Friday, February 27, 2009

Denise's Dailys

I've come to find this sort of like my personal journal, except instead of being able to close the book and hide the thoughts from everyone I have you to hold me accountable for them.

I've been studying James and several themes are emerging. 1. Truly living what I believe in the Bible, because if I don't live it I don't really believe it and 2. Mercy not judgment. I always get a little scared when I start studying something new, because I know my generous God is going to give me many opportunities to practice. And boy, he sure has. I can't tell you the number of times I have been presented with the decision to show mercy or judge in the past week. The choice is mine. Do I really believe what I'm saying I believe in the Bible, or is it just talk? If I believe it, I will live it. I'm not going to lie and say I have made the right choice every time, but the Holy Spirit is definitely working on me right where I am, in every situation in my life. Some are very simple situations and some are as complex at it gets, but the decision is the same-mercy or judgment, believe and live it out or don't.

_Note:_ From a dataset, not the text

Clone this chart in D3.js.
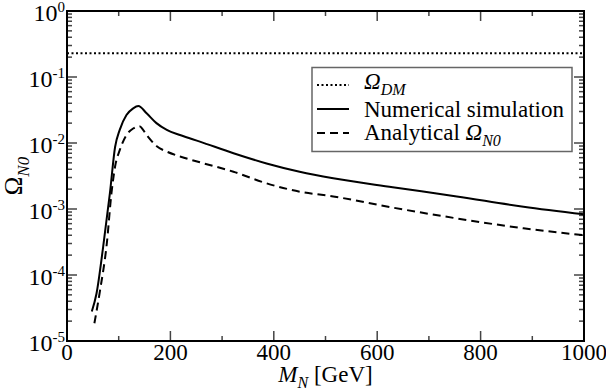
<!DOCTYPE html>
<html>
<head>
<meta charset="utf-8">
<script src="https://cdn.jsdelivr.net/npm/d3@7"></script>
<style>
  body { margin: 0; background: #fff; }
</style>
</head>
<body>
<div id="chart"></div>
<script>
// numerical simulation, Omega_N0 vs M_N (GeV)
const massSim  = [48, 57, 70, 83, 93, 102, 115, 128, 138, 154, 173, 193, 220, 257, 322, 386, 450, 515, 630, 754, 883, 1000];
const omegaSim = [2.8e-5, 5.2e-5, 2.7e-4, 1.74e-3, 8.7e-3, 0.0158, 0.0265, 0.0335, 0.0363, 0.0282, 0.020, 0.0158,
                  0.0131, 0.0105, 0.0070, 0.0049, 0.00367, 0.00292, 0.00214, 0.00155, 0.00108, 0.00083];
// analytical estimate
const massAna  = [53, 64, 77, 86, 93, 102, 115, 128, 140, 154, 173, 193, 220, 257, 322, 386, 450, 515, 630, 754, 883, 1000];
const omegaAna = [1.86e-5, 5.9e-5, 3.0e-4, 1.74e-3, 4.4e-3, 7.8e-3, 0.0132, 0.0166, 0.018, 0.0132, 0.0090, 0.0074,
                  0.0062, 0.0051, 0.00367, 0.00245, 0.00183, 0.00155, 0.00105, 7.2e-4, 5.1e-4, 4.0e-4];
const omegaDM = 0.23;

const xTicks = [0, 200, 400, 600, 800, 1000];
const xMinor = [100, 300, 500, 700, 900];
const yExps = [0, -1, -2, -3, -4, -5];

const width = 606, height = 390;
const margin = { top: 11, right: 22, bottom: 49, left: 67 };
const iw = width - margin.left - margin.right;
const ih = height - margin.top - margin.bottom;
const serif = "Liberation Serif";

const svg = d3.select("#chart").append("svg")
    .attr("width", width)
    .attr("height", height);

const g = svg.append("g")
    .attr("transform", "translate(" + margin.left + "," + margin.top + ")");

const x = d3.scaleLinear().domain([0, 1000]).range([0, iw]);
const y = d3.scaleLog().domain([1e-5, 1]).range([ih, 0]);

// minor log ticks
let yMinor = [];
for (let e = -5; e < 0; e++) {
    for (let m = 2; m <= 9; m++) yMinor.push(m * Math.pow(10, e));
}

function tickLines(vals, len, horiz) {
    vals.forEach(v => {
        if (horiz) {
            let yy = y(v);
            g.append("line").attr("x1", 0).attr("x2", len).attr("y1", yy).attr("y2", yy);
            g.append("line").attr("x1", iw).attr("x2", iw - len).attr("y1", yy).attr("y2", yy);
        } else {
            let xx = x(v);
            g.append("line").attr("x1", xx).attr("x2", xx).attr("y1", ih).attr("y2", ih - len);
            g.append("line").attr("x1", xx).attr("x2", xx).attr("y1", 0).attr("y2", len);
        }
    });
}
tickLines(xTicks, 10, false);
tickLines(xMinor, 5, false);
tickLines(yExps.map(e => Math.pow(10, e)), 10, true);
tickLines(yMinor, 5, true);
g.selectAll("line").attr("stroke", "#444").attr("stroke-width", 1.5);

// dotted Omega_DM line
g.append("line")
    .attr("x1", 0).attr("x2", iw)
    .attr("y1", y(omegaDM)).attr("y2", y(omegaDM))
    .attr("stroke", "#000")
    .attr("stroke-width", 2)
    .attr("stroke-dasharray", "2,2.5");

const line = d3.line()
    .x(d => x(d[0]))
    .y(d => y(d[1]))
    .curve(d3.curveMonotoneX);

g.append("path")
    .datum(massSim.map((m, i) => [m, omegaSim[i]]))
    .attr("d", line)
    .attr("fill", "none")
    .attr("stroke", "#000")
    .attr("stroke-width", 2);

g.append("path")
    .datum(massAna.map((m, i) => [m, omegaAna[i]]))
    .attr("d", line)
    .attr("fill", "none")
    .attr("stroke", "#000")
    .attr("stroke-width", 2)
    .attr("stroke-dasharray", "8,5");

// frame
g.append("rect")
    .attr("width", iw).attr("height", ih)
    .attr("fill", "none")
    .attr("stroke", "#000")
    .attr("stroke-width", 2);

// x tick labels
xTicks.forEach(v => {
    g.append("text")
        .attr("x", x(v))
        .attr("y", ih + 19)
        .attr("text-anchor", "middle")
        .attr("font-family", serif)
        .attr("font-size", 23)
        .text(v);
});

// y tick labels 10^e
yExps.forEach(e => {
    let t = svg.append("text")
        .attr("x", 65)
        .attr("y", margin.top + y(Math.pow(10, e)) + 10)
        .attr("text-anchor", "end")
        .attr("font-family", serif)
        .attr("font-size", 24);
    t.append("tspan").text("10");
    t.append("tspan").attr("dy", -9).attr("font-size", 15).text(e);
});

// x axis title
let xt = svg.append("text")
    .attr("x", margin.left + iw / 2)
    .attr("y", 382)
    .attr("text-anchor", "middle")
    .attr("font-family", serif)
    .attr("font-size", 23);
xt.append("tspan").attr("font-style", "italic").text("M");
xt.append("tspan").attr("dy", 6).attr("font-style", "italic").attr("font-size", 16).text("N");
xt.append("tspan").attr("dy", -6).text(" [GeV]");

// y axis title
let yt = svg.append("text")
    .attr("transform", "translate(22,176)rotate(-90)")
    .attr("text-anchor", "middle")
    .attr("font-family", serif)
    .attr("font-size", 25);
yt.append("tspan").text("Ω");
yt.append("tspan").attr("dy", 7).attr("font-style", "italic").attr("font-size", 17).text("N0");

// legend
const lg = svg.append("g");
lg.append("rect")
    .attr("x", 312).attr("y", 67.5)
    .attr("width", 260).attr("height", 84)
    .attr("fill", "#fff")
    .attr("stroke", "#666")
    .attr("stroke-width", 1.5);

const legendRows = [
    { dash: "2,2.5", main: "Ω", sub: "DM", pre: "", cy: 85, ty: 89 },
    { dash: null, main: "Numerical simulation", sub: "", pre: "", cy: 109, ty: 117 },
    { dash: "8,5", main: "Ω", sub: "N0", pre: "Analytical ", cy: 133, ty: 140 }
];
legendRows.forEach(r => {
    let l = lg.append("line")
        .attr("x1", 317).attr("x2", 349)
        .attr("y1", r.cy).attr("y2", r.cy)
        .attr("stroke", "#000")
        .attr("stroke-width", 2);
    if (r.dash) l.attr("stroke-dasharray", r.dash);
    let t = lg.append("text")
        .attr("x", 364)
        .attr("y", r.ty)
        .attr("font-family", serif)
        .attr("font-size", 23);
    if (r.sub) {
        if (r.pre) t.append("tspan").text(r.pre);
        t.append("tspan").attr("font-style", "italic").text(r.main);
        t.append("tspan").attr("dy", 6).attr("font-style", "italic").attr("font-size", 16).text(r.sub);
    } else {
        t.text(r.main);
    }
});
</script>
</body>
</html>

Thursday, February 12, 2009

Take a breath and be thankful

Did you ever have one of those days where you are made aware once again of the blessing it is just to be alive? Last night, a dear friend had a tree fall on her car and was trapped inside the car. Miraculously, she survived with no serious injury to her body. In another part of Indianapolis, another friend had a generator running through the night and her baby boy woke up screaming with a very high fever. They called 9-1-1, and now the entire family has been admitted to the hospital for carbon monoxide poisoning. The baby's cries saved all of their lives.

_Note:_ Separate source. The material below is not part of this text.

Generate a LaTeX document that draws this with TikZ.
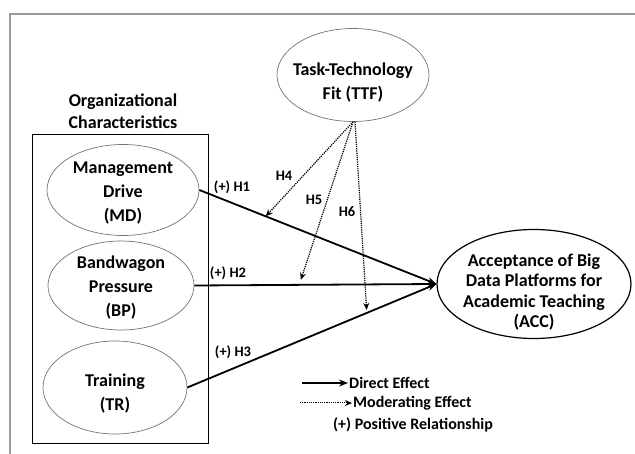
\documentclass[tikz,border=0pt]{standalone}
\usepackage{fontspec}
\setmainfont{Carlito}
\usetikzlibrary{arrows.meta,shapes.geometric}

\begin{document}
\begin{tikzpicture}[x=1pt,y=-1pt,
    font=\bfseries\fontsize{18}{24}\selectfont,
    construct/.style={ellipse,draw=black!55,line width=0.7pt,inner sep=0pt},
    ctext/.style={align=center,inner sep=0pt},
    direct/.style={line width=1.8pt,-{Stealth[length=9pt,width=7pt]}},
    moder/.style={line width=1.2pt,densely dotted,-{Stealth[length=7pt,width=6pt]}},
    hyp/.style={font=\bfseries\fontsize{14.5}{16}\selectfont,inner sep=1pt},
    legend/.style={anchor=west,inner sep=1pt,font=\bfseries\fontsize{16}{18}\selectfont}]
  \useasboundingbox (0,0) rectangle (635,454);
  % --- outer frame ---
  \draw[black!40,line width=2pt] (10,454) -- (10,14) -- (635,14);
  % --- moderator ---
  \node[construct,minimum width=152pt,minimum height=93pt] (ttf) at (353,75) {};
  \node[ctext] (ttftxt) at ([yshift=-8pt]ttf) {Task-Technology\\Fit (TTF)};
  % --- organizational characteristics ---
  \node[ctext,font=\bfseries\fontsize{18}{22}\selectfont] (orglbl) at (123,111) {Organizational\\Characteristics};
  \node[draw,line width=1pt,minimum width=176pt,minimum height=308pt] (org) at (120,289) {};
  \node[construct,minimum width=152pt,minimum height=91pt] (md) at (123,190) {};
  \node[ctext] (mdtxt) at ([yshift=-3pt]md) {Management\\Drive\\(MD)};
  \node[construct,minimum width=146pt,minimum height=89pt] (bp) at (121,285.5) {};
  \node[ctext] (bptxt) at ([yshift=-2pt]bp) {Bandwagon\\Pressure\\(BP)};
  \node[construct,minimum width=144pt,minimum height=93pt] (tr) at (115,387.5) {};
  \node[ctext] (trtxt) at ([yshift=-6pt]tr) {Training\\(TR)};
  % --- dependent construct ---
  \node[construct,draw=black,line width=1.2pt,minimum width=194pt,minimum height=109pt] (acc) at (534,284) {};
  \node[ctext,font=\bfseries\fontsize{18}{20.5}\selectfont] (acctxt) at ([yshift=-8pt]acc)
        {Acceptance of Big\\Data Platforms for\\Academic Teaching\\(ACC)};
  % --- direct effects ---
  \draw[direct] (md.east) -- coordinate[pos=0.28] (h1m) (acc.west);
  \draw[direct] (bp.east) -- coordinate[pos=0.44] (h2m) (acc.west);
  \draw[direct] (tr.east) -- coordinate[pos=0.72] (h3m) (acc.west);
  \node[hyp] (h1lbl) at (232,187) {(+) H1};
  \node[hyp] (h2lbl) at (228,273) {(+) H2};
  \node[hyp] (h3lbl) at (233,352) {(+) H3};
  % --- moderating effects ---
  \draw[moder] (ttf.south) -- (h1m);
  \draw[moder] (ttf.south) -- ([yshift=5pt]h2m);
  \draw[moder] ([xshift=2pt]ttf.south) -- ([yshift=3pt]h3m);
  \node[hyp] (h4lbl) at (284,176) {H4};
  \node[hyp] (h5lbl) at (314,200) {H5};
  \node[hyp] (h6lbl) at (347,212) {H6};
  % --- legend ---
  \coordinate (dstart) at (302,383);
  \node[legend] (dtxt) at (348,383) {Direct Effect};
  \draw[direct,line width=1.2pt] (dstart) -- (dtxt.west);
  \coordinate (mstart) at (300,403);
  \node[legend] (mtxt) at (352,403) {Moderating Effect};
  \draw[moder,line width=1pt] (mstart) -- (mtxt.west);
  \node[legend] (ptxt) at (332,425) {(+) Positive Relationship};
\end{tikzpicture}
\end{document}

Both of these incidences could have easily produced far more devastating results, but for reasons we don't understand, God spared them. I'm thankful this morning for His provision and care over them, but I'm also reminded how short our time on earth is and that we don't know when we will take our last breath. It has reinvigorated me not only to be right with God and seeking His will for my life, but also to share with others while I can.

If there's someone you're supposed to talk to about Christ and what He's done for you, don't wait until tomorrow. If the Holy Spirit has been tugging at your heart and telling you to say something, don't put it off another day. As we tell our kids, obey immediately and with an attitude of joy. Maybe the tugging at your heart has been to surrender your life to Christ. Don't wait. You really just don't know about tomorrow.

Thursday, February 5, 2009

Denise's Dailys

Energy suckers-sometimes that's what my kids are. They can suck all of the energy out of me, so I have none left for my husband. Don't get me wrong. I love doing things for them, loving on them, taking care of them, but sometimes as mothers AND wives it comes at the expense of our husbands. Sometimes I just have no energy left at the end of the day and just collapse into bed. God made me to be a nurturing caretaker, but not just for my children. He made me to care for my husband and his needs as well. One mom said, "It's ironic. Romance gave us our children, and our children took away the romance."

I need to make sure he's my priority, because let's face it, he's going to be around long after the kids are gone. Song of Solomon talks about saving up all the choice fruits for our beloved. Not the leftovers? Oh.

God, help me today to make Robbie a priority, so he knows how much I love him.